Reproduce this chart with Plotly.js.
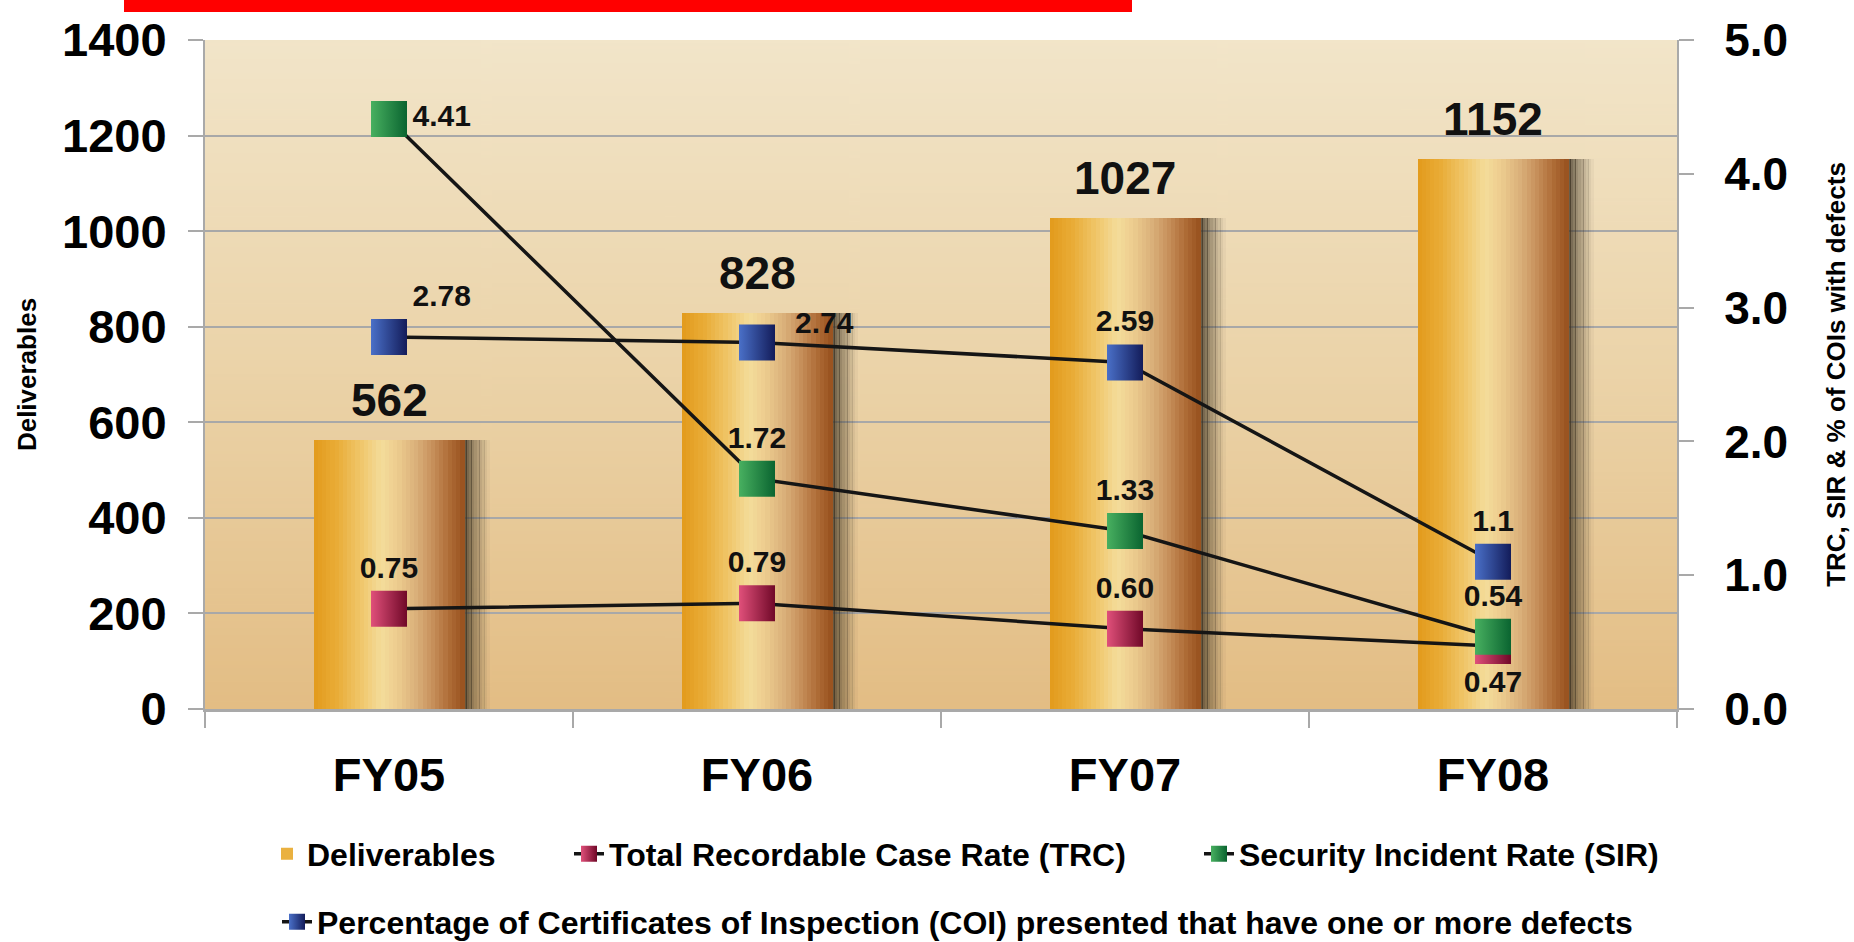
<!DOCTYPE html>
<html><head><meta charset="utf-8">
<script src="https://cdn.plot.ly/plotly-3.0.1.min.js"></script>
<style>html,body{margin:0;padding:0;background:#fff;}#chart{width:1854px;height:942px;}</style>
</head><body><div id="chart"></div>
<script>
// ---- data ----
const categories = ['FY05', 'FY06', 'FY07', 'FY08'];
const deliverables = [562, 828, 1027, 1152];
const trc = [0.75, 0.79, 0.60, 0.47];
const sir = [4.41, 1.72, 1.33, 0.54];
const coi = [2.78, 2.74, 2.59, 1.1];
const trcLabels = ['0.75', '0.79', '0.60', '0.47'];
const sirLabels = ['4.41', '1.72', '1.33', '0.54'];
const coiLabels = ['2.78', '2.74', '2.59', '1.1'];
const leftTicks = [0, 200, 400, 600, 800, 1000, 1200, 1400];
const rightTicks = [0, 1, 2, 3, 4, 5];
const rightTickText = ['0.0', '1.0', '2.0', '3.0', '4.0', '5.0'];
const seriesNames = ['Deliverables', 'Total Recordable Case Rate (TRC)', 'Security Incident Rate (SIR)',
  'Percentage of Certificates of Inspection (COI) presented that have one or more defects'];
const leftTitle = 'Deliverables';
const rightTitle = 'TRC, SIR &amp; % of COIs with defects';

// ---- style ----
const FONT = 'Liberation Sans, Arial, sans-serif';
const BAR_W = 0.41;
// cylinder colour stops across the bar width (fraction, colour)
const barStops = [[0, '#E29A1C'], [0.15, '#E9AC36'], [0.3, '#EFC466'], [0.45, '#F4DC9A'], [0.55, '#EDCD8F'],
  [0.68, '#DAB07A'], [0.8, '#C48C58'], [0.9, '#AE6C36'], [1, '#97501E']];
const N_STRIPS = 36;
const N_SHADOW = 10;
const SH_W = 0.007;
const COI_SIDE_LABEL = 1; // index of the COI label drawn beside (raised) rather than above its marker

function hex2rgb(h) { return [1, 3, 5].map(i => parseInt(h.substr(i, 2), 16)); }
function colorAt(f) {
  for (let k = 0; k < barStops.length - 1; k++) {
    const [f0, c0] = barStops[k], [f1, c1] = barStops[k + 1];
    if (f <= f1) {
      const t = (f - f0) / (f1 - f0), a = hex2rgb(c0), b = hex2rgb(c1);
      return 'rgb(' + a.map((v, j) => Math.round(v + (b[j] - v) * t)).join(',') + ')';
    }
  }
  return barStops[barStops.length - 1][1];
}

const traces = [];
// soft shadow to the right of each bar
for (let i = 0; i < N_SHADOW; i++) {
  const a = 0.75 * Math.pow(1 - i / N_SHADOW, 1.25);
  traces.push({
    type: 'bar', x: categories, y: deliverables, width: SH_W + 0.001,
    offset: BAR_W / 2 + i * SH_W - 0.002, marker: {color: 'rgba(62,52,36,' + a.toFixed(3) + ')', line: {width: 0}},
    showlegend: false, hoverinfo: 'skip'
  });
}
// bar strips (cylinder gradient)
const sw = BAR_W / N_STRIPS;
for (let i = 0; i < N_STRIPS; i++) {
  const legendStrip = i === 6;
  traces.push({
    type: 'bar', x: categories, y: deliverables, width: sw + 0.0015,
    offset: -BAR_W / 2 + i * sw, marker: {color: colorAt((i + 0.5) / N_STRIPS), line: {width: 0}},
    name: seriesNames[0], legendgroup: 'del', legend: 'legend', showlegend: legendStrip,
    hoverinfo: legendStrip ? 'x+y' : 'skip'
  });
}

const labelFont = {family: FONT, size: 30, weight: 'bold', color: '#111'};
const lineTrace = (y, labels, name, c1, c2, pos, lg) => ({
  type: 'scatter', mode: 'lines+markers+text', x: categories, y: y, yaxis: 'y2', name: name, legend: lg,
  text: labels, textposition: pos, cliponaxis: false, textfont: labelFont,
  line: {color: '#151515', width: 3.5},
  marker: {symbol: 'square', size: 36, color: c1, gradient: {type: 'horizontal', color: c2}, line: {width: 0}}
});
traces.push(lineTrace(trc, trcLabels, seriesNames[1], '#E0507A', '#700828',
  ['top center', 'top center', 'top center', 'bottom center'], 'legend2'));
traces.push(lineTrace(sir, sirLabels, seriesNames[2], '#48B060', '#0A6430',
  ['middle right', 'top center', 'top center', 'top center'], 'legend3'));
traces.push(lineTrace(coi, coiLabels.map((t, i) => i === COI_SIDE_LABEL ? '' : t), seriesNames[3],
  '#4A70C8', '#131C5A', ['top right', 'middle right', 'top center', 'top center'], 'legend4'));

// bar value annotations
const annotations = categories.map((c, i) => ({
  x: c, y: deliverables[i], xref: 'x', yref: 'y', text: String(deliverables[i]), showarrow: false,
  yanchor: 'bottom', yshift: 12, font: {family: FONT, size: 46, weight: 'bold', color: '#111'}
}));
annotations.push({
  x: categories[COI_SIDE_LABEL], y: coi[COI_SIDE_LABEL], xref: 'x', yref: 'y2', text: coiLabels[COI_SIDE_LABEL],
  showarrow: false, xanchor: 'left', yanchor: 'middle', xshift: 36, yshift: 20, font: labelFont
});

// background gradient
const cv = document.createElement('canvas');
cv.width = 8; cv.height = 400;
const ctx = cv.getContext('2d');
const g = ctx.createLinearGradient(0, 0, 0, 400);
g.addColorStop(0, '#F2E5C9');
g.addColorStop(0.5, '#EBD3A8');
g.addColorStop(1, '#E3BD84');
ctx.fillStyle = g; ctx.fillRect(0, 0, 8, 400);
const bgURL = cv.toDataURL();

const axisGray = '#A9A9A9';
const legFont = {family: FONT, size: 32, weight: 'bold', color: '#000'};
const mkLegend = (x, y) => ({
  orientation: 'h', x: x, xanchor: 'left', y: y, yanchor: 'middle', font: legFont,
  bgcolor: 'rgba(0,0,0,0)', itemwidth: 30
});
const rowY1 = (709 - 854) / 669, rowY2 = (709 - 922) / 669;

const layout = {
  width: 1854, height: 942,
  margin: {l: 205, r: 177, t: 40, b: 233, autoexpand: false},
  paper_bgcolor: '#FFFFFF', plot_bgcolor: '#E9CFA0',
  barmode: 'overlay', bargap: 0,
  font: {family: FONT, color: '#000'},
  xaxis: {
    type: 'category', range: [-0.5, 3.5], showline: true, linecolor: axisGray, linewidth: 3,
    ticks: 'outside', tickson: 'boundaries', ticklen: 16, tickwidth: 2, tickcolor: axisGray,
    tickfont: {family: FONT, size: 47, weight: 'bold', color: '#000'}, ticklabelstandoff: 23,
    showgrid: false, fixedrange: true
  },
  yaxis: {
    range: [0, 1400], tickvals: leftTicks, showline: true, linecolor: axisGray, linewidth: 2,
    ticks: 'outside', ticklen: 15, tickwidth: 2, tickcolor: axisGray,
    gridcolor: '#A8A8A8', gridwidth: 2, zeroline: false,
    tickfont: {family: FONT, size: 47, weight: 'bold', color: '#000'}, ticklabelstandoff: 12,
    title: {text: leftTitle, font: {family: FONT, size: 26, weight: 'bold', color: '#000'}, standoff: 18},
    fixedrange: true
  },
  yaxis2: {
    overlaying: 'y', side: 'right', range: [0, 5], tickvals: rightTicks, ticktext: rightTickText,
    showgrid: false, zeroline: false, showline: true, linecolor: axisGray, linewidth: 2,
    ticks: 'outside', ticklen: 15, tickwidth: 2, tickcolor: axisGray,
    tickfont: {family: FONT, size: 46, weight: 'bold', color: '#000'}, ticklabelstandoff: 21,
    title: {text: rightTitle, font: {family: FONT, size: 26, weight: 'bold', color: '#000'}, standoff: 40},
    fixedrange: true
  },
  legend: mkLegend((307 - 245) / 1472, rowY1),
  legend2: mkLegend((609 - 245) / 1472, rowY1),
  legend3: mkLegend((1239 - 245) / 1472, rowY1),
  legend4: mkLegend((317 - 245) / 1472, rowY2),
  shapes: [{
    type: 'rect', xref: 'paper', yref: 'paper', x0: (124 - 205) / 1472, x1: (1132 - 205) / 1472,
    y0: (709 - 12) / 669, y1: (709 + 2) / 669, fillcolor: '#FF0000', line: {width: 0}, layer: 'above'
  }],
  images: [{
    source: bgURL, xref: 'paper', yref: 'paper', x: 0, y: 1, sizex: 1, sizey: 1,
    sizing: 'stretch', layer: 'below', xanchor: 'left', yanchor: 'top'
  }],
  annotations: annotations,
  showlegend: true
};

Plotly.newPlot('chart', traces, layout, {displayModeBar: false, staticPlot: true});
</script>
</body></html>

What this task involves: Exactly restate the lines from the beginning of the data through the line with "const rightTitle = 'TRC, SIR", and no others, keeping pictures out.

Reply:
Reproduce this chart with Plotly.js.
<!DOCTYPE html>
<html><head><meta charset="utf-8">
<script src="https://cdn.plot.ly/plotly-3.0.1.min.js"></script>
<style>html,body{margin:0;padding:0;background:#fff;}#chart{width:1854px;height:942px;}</style>
</head><body><div id="chart"></div>
<script>
// ---- data ----
const categories = ['FY05', 'FY06', 'FY07', 'FY08'];
const deliverables = [562, 828, 1027, 1152];
const trc = [0.75, 0.79, 0.60, 0.47];
const sir = [4.41, 1.72, 1.33, 0.54];
const coi = [2.78, 2.74, 2.59, 1.1];
const trcLabels = ['0.75', '0.79', '0.60', '0.47'];
const sirLabels = ['4.41', '1.72', '1.33', '0.54'];
const coiLabels = ['2.78', '2.74', '2.59', '1.1'];
const leftTicks = [0, 200, 400, 600, 800, 1000, 1200, 1400];
const rightTicks = [0, 1, 2, 3, 4, 5];
const rightTickText = ['0.0', '1.0', '2.0', '3.0', '4.0', '5.0'];
const seriesNames = ['Deliverables', 'Total Recordable Case Rate (TRC)', 'Security Incident Rate (SIR)',
  'Percentage of Certificates of Inspection (COI) presented that have one or more defects'];
const leftTitle = 'Deliverables';
const rightTitle = 'TRC, SIR &amp; % of COIs with defects';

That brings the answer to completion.